La llamada a la predicación
El 24 de febrero de 1209, en la pequeña iglesia
de la Porciúncula y mientras escuchaba la lectura del Evangelio,
Francisco escuchó una llamada que le indicaba que saliera al mundo a
hacer el bien: el eremita se convirtió en apóstol y, descalzo y sin más
atavío que una túnica ceñida con una cuerda, pronto atrajo a su
alrededor a toda una corona de almas activas y devotas. Las primeras
(abril de 1209) fueron Bernardo de Quintavalle y Pedro Cattani, a los
que se sumó, tocado su corazón por la gracia, el sacerdote Silvestre;
poco después llegó Egidio.
San Francisco de Asís predicaba la pobreza como
un valor y proponía un modo de vida sencillo basado en los ideales de
los Evangelios.
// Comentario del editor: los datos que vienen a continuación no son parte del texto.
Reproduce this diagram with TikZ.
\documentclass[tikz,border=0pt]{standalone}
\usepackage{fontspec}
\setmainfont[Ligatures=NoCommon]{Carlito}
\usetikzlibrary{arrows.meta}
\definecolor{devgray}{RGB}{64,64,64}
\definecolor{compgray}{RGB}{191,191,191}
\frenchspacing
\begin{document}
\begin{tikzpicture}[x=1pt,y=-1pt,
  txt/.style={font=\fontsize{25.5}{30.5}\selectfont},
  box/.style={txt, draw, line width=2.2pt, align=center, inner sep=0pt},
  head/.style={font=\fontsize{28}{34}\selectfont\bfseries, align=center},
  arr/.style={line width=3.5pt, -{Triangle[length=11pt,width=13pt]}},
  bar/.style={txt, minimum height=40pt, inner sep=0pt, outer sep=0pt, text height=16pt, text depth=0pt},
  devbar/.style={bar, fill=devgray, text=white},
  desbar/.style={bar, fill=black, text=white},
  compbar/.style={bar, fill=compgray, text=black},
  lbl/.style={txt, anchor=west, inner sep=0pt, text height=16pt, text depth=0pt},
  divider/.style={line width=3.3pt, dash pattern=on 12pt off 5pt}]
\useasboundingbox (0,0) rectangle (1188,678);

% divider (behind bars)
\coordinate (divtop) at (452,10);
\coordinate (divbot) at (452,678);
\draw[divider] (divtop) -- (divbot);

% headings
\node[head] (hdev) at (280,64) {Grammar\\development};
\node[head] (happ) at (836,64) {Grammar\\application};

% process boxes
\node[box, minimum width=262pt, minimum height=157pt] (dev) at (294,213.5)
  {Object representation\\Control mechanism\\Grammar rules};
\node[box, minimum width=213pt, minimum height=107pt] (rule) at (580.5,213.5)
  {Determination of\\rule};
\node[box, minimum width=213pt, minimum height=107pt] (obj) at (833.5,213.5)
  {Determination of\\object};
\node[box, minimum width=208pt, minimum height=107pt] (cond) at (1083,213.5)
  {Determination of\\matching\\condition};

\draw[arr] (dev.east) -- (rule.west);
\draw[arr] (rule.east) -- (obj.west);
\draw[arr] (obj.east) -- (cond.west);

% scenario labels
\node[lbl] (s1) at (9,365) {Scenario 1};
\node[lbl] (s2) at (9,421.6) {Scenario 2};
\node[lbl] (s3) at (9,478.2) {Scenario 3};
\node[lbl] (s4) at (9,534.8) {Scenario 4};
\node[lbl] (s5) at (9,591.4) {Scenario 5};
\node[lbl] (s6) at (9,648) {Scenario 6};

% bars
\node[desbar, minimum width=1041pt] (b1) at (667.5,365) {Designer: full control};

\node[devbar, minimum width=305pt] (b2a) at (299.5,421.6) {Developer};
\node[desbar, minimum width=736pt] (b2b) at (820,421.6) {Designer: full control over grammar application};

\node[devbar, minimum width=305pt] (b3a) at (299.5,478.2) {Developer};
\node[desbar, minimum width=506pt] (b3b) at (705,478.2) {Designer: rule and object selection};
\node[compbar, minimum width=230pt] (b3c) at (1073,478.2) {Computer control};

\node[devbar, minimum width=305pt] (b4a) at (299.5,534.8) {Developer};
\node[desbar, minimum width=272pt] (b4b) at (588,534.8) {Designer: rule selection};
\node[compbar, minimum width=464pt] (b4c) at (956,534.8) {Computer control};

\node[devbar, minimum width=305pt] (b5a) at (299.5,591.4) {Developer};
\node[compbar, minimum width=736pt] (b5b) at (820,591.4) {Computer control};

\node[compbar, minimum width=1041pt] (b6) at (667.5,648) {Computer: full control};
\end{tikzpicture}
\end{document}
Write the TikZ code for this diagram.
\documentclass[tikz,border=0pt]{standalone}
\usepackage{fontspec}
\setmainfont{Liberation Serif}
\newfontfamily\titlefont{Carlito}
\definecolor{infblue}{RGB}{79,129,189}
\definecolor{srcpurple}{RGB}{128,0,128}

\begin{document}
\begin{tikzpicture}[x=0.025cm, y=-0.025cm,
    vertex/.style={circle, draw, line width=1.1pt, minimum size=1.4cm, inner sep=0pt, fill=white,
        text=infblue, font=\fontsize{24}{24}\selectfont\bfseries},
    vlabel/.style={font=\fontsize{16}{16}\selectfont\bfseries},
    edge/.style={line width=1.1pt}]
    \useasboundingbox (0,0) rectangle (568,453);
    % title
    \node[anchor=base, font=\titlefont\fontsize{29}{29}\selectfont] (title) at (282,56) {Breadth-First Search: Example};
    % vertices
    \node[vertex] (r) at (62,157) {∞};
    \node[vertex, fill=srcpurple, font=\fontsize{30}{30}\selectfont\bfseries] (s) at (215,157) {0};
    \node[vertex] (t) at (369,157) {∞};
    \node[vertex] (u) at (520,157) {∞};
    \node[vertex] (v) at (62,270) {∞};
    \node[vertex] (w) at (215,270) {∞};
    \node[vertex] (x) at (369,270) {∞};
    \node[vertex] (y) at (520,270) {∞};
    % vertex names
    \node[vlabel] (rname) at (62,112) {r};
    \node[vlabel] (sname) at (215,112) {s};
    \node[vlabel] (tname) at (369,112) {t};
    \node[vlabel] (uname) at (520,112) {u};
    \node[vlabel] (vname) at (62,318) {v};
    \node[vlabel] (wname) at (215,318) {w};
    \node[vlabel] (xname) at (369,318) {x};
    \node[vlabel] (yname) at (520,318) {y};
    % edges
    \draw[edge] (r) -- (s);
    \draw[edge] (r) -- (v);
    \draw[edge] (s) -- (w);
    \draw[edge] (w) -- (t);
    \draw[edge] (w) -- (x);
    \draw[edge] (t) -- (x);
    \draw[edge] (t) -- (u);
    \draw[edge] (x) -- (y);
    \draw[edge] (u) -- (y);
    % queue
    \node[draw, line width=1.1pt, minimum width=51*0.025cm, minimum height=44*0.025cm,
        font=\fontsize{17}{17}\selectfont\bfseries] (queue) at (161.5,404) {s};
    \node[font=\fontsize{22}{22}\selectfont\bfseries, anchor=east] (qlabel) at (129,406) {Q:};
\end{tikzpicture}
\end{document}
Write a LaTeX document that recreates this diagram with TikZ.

Hay que recordar que, en aquella época, otros grupos que
propugnaban una vuelta al cristianismo primitivo habían sido declarados
heréticos, razón por la que Francisco quiso contar con la autorización
pontificia. Hacia 1210, tras recibir a Francisco y a un grupo de once
compañeros suyos, el papa Inocencio III aprobó oralmente su modelo de vida religiosa, le concedió permiso para predicar y lo ordenó diácono.